[start Extracted information]
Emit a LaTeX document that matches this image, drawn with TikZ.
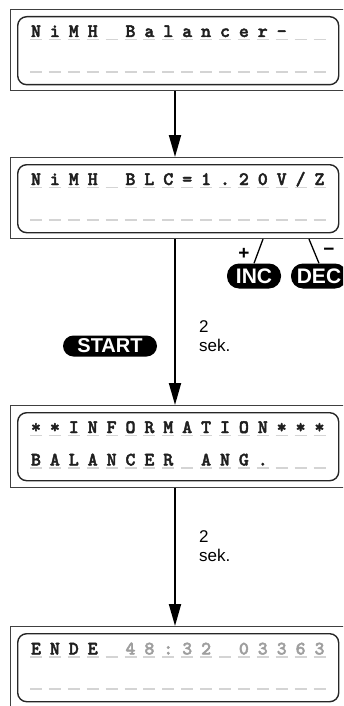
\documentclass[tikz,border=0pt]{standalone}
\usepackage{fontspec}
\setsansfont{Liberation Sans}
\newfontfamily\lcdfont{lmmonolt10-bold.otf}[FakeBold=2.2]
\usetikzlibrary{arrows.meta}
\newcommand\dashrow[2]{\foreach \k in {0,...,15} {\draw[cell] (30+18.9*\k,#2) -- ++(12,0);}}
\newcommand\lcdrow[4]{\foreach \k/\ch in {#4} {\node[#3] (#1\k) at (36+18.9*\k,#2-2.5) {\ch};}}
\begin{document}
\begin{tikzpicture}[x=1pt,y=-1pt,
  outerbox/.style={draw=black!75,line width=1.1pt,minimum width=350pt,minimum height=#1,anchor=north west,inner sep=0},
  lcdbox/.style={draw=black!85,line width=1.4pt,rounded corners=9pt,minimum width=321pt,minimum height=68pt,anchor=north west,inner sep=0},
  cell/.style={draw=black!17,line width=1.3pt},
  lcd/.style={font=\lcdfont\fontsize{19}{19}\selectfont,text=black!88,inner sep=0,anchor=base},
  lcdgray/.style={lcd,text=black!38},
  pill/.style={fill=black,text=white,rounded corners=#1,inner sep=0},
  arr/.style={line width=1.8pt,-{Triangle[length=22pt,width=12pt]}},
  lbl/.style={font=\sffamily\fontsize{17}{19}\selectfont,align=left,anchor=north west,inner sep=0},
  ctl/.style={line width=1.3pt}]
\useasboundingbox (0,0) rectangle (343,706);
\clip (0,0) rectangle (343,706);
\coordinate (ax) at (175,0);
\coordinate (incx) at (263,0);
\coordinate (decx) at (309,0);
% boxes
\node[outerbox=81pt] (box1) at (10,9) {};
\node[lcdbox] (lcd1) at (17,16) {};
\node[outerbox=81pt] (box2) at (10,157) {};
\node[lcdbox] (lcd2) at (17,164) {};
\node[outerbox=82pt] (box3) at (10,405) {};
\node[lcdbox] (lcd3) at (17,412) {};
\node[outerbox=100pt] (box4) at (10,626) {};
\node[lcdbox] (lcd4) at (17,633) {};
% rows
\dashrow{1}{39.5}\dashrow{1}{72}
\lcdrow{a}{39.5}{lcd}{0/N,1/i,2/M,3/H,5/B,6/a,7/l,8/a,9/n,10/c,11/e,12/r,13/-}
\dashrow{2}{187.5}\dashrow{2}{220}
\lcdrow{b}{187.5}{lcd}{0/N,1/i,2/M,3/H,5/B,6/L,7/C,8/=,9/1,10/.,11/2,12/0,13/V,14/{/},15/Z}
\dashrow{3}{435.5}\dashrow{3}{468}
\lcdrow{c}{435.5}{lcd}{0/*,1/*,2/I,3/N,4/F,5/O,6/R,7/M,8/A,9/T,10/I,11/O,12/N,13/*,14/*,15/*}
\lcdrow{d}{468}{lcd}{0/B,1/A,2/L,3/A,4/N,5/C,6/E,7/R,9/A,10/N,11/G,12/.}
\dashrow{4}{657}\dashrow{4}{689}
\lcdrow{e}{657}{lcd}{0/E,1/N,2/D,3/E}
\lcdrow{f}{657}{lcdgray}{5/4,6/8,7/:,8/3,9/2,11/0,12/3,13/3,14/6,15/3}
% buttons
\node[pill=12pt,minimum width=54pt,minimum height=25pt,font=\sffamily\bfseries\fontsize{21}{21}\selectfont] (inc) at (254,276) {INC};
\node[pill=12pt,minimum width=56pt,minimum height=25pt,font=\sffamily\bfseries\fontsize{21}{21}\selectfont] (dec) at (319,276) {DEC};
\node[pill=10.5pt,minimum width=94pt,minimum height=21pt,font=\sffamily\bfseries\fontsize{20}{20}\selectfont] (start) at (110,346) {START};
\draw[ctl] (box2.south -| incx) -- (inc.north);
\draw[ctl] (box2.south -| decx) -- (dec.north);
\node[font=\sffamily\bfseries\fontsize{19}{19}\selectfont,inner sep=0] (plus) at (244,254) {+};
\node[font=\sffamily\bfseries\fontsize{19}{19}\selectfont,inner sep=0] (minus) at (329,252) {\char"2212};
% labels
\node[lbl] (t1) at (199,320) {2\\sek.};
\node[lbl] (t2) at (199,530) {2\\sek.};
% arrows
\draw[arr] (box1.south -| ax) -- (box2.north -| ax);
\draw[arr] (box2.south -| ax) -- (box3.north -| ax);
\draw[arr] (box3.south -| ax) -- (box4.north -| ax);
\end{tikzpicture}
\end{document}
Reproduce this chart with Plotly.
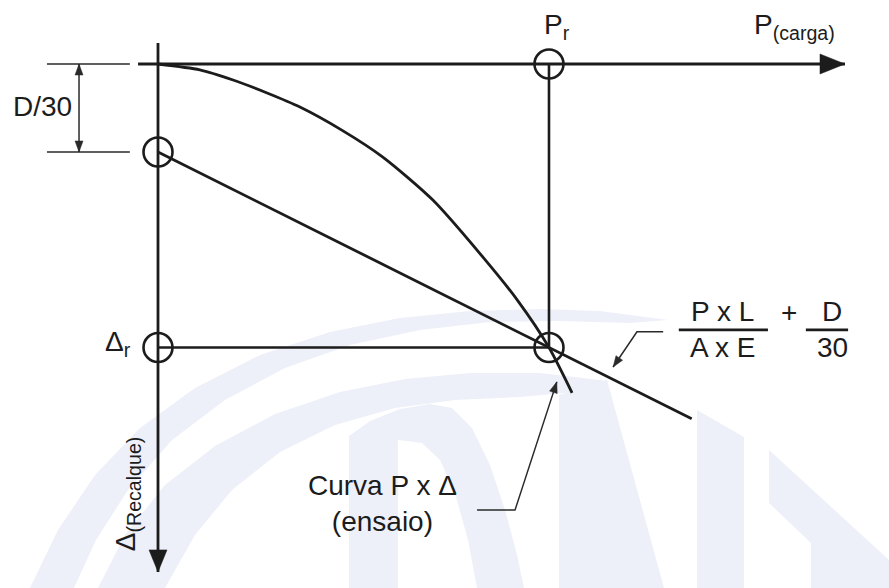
[end Extracted information]
Required work:
Omit the pictures and restate the rest of the records verbatim.

Written reply:
Emit a LaTeX document that matches this image, drawn with TikZ.
\documentclass[tikz,border=0pt]{standalone}
\usepackage{fontspec}
\setsansfont{Liberation Sans}
\newfontfamily\lcdfont{lmmonolt10-bold.otf}[FakeBold=2.2]
\usetikzlibrary{arrows.meta}
\newcommand\dashrow[2]{\foreach \k in {0,...,15} {\draw[cell] (30+18.9*\k,#2) -- ++(12,0);}}
\newcommand\lcdrow[4]{\foreach \k/\ch in {#4} {\node[#3] (#1\k) at (36+18.9*\k,#2-2.5) {\ch};}}
\begin{document}
\begin{tikzpicture}[x=1pt,y=-1pt,
  outerbox/.style={draw=black!75,line width=1.1pt,minimum width=350pt,minimum height=#1,anchor=north west,inner sep=0},
  lcdbox/.style={draw=black!85,line width=1.4pt,rounded corners=9pt,minimum width=321pt,minimum height=68pt,anchor=north west,inner sep=0},
  cell/.style={draw=black!17,line width=1.3pt},
  lcd/.style={font=\lcdfont\fontsize{19}{19}\selectfont,text=black!88,inner sep=0,anchor=base},
  lcdgray/.style={lcd,text=black!38},
  pill/.style={fill=black,text=white,rounded corners=#1,inner sep=0},
  arr/.style={line width=1.8pt,-{Triangle[length=22pt,width=12pt]}},
  lbl/.style={font=\sffamily\fontsize{17}{19}\selectfont,align=left,anchor=north west,inner sep=0},
  ctl/.style={line width=1.3pt}]
\useasboundingbox (0,0) rectangle (343,706);
\clip (0,0) rectangle (343,706);
\coordinate (ax) at (175,0);
\coordinate (incx) at (263,0);
\coordinate (decx) at (309,0);
% boxes
\node[outerbox=81pt] (box1) at (10,9) {};
\node[lcdbox] (lcd1) at (17,16) {};
\node[outerbox=81pt] (box2) at (10,157) {};
\node[lcdbox] (lcd2) at (17,164) {};
\node[outerbox=82pt] (box3) at (10,405) {};
\node[lcdbox] (lcd3) at (17,412) {};
\node[outerbox=100pt] (box4) at (10,626) {};
\node[lcdbox] (lcd4) at (17,633) {};
% rows
\dashrow{1}{39.5}\dashrow{1}{72}
\lcdrow{a}{39.5}{lcd}{0/N,1/i,2/M,3/H,5/B,6/a,7/l,8/a,9/n,10/c,11/e,12/r,13/-}
\dashrow{2}{187.5}\dashrow{2}{220}
\lcdrow{b}{187.5}{lcd}{0/N,1/i,2/M,3/H,5/B,6/L,7/C,8/=,9/1,10/.,11/2,12/0,13/V,14/{/},15/Z}
\dashrow{3}{435.5}\dashrow{3}{468}
\lcdrow{c}{435.5}{lcd}{0/*,1/*,2/I,3/N,4/F,5/O,6/R,7/M,8/A,9/T,10/I,11/O,12/N,13/*,14/*,15/*}
\lcdrow{d}{468}{lcd}{0/B,1/A,2/L,3/A,4/N,5/C,6/E,7/R,9/A,10/N,11/G,12/.}
\dashrow{4}{657}\dashrow{4}{689}
\lcdrow{e}{657}{lcd}{0/E,1/N,2/D,3/E}
\lcdrow{f}{657}{lcdgray}{5/4,6/8,7/:,8/3,9/2,11/0,12/3,13/3,14/6,15/3}
% buttons
\node[pill=12pt,minimum width=54pt,minimum height=25pt,font=\sffamily\bfseries\fontsize{21}{21}\selectfont] (inc) at (254,276) {INC};
\node[pill=12pt,minimum width=56pt,minimum height=25pt,font=\sffamily\bfseries\fontsize{21}{21}\selectfont] (dec) at (319,276) {DEC};
\node[pill=10.5pt,minimum width=94pt,minimum height=21pt,font=\sffamily\bfseries\fontsize{20}{20}\selectfont] (start) at (110,346) {START};
\draw[ctl] (box2.south -| incx) -- (inc.north);
\draw[ctl] (box2.south -| decx) -- (dec.north);
\node[font=\sffamily\bfseries\fontsize{19}{19}\selectfont,inner sep=0] (plus) at (244,254) {+};
\node[font=\sffamily\bfseries\fontsize{19}{19}\selectfont,inner sep=0] (minus) at (329,252) {\char"2212};
% labels
\node[lbl] (t1) at (199,320) {2\\sek.};
\node[lbl] (t2) at (199,530) {2\\sek.};
% arrows
\draw[arr] (box1.south -| ax) -- (box2.north -| ax);
\draw[arr] (box2.south -| ax) -- (box3.north -| ax);
\draw[arr] (box3.south -| ax) -- (box4.north -| ax);
\end{tikzpicture}
\end{document}
Reproduce this chart with Plotly.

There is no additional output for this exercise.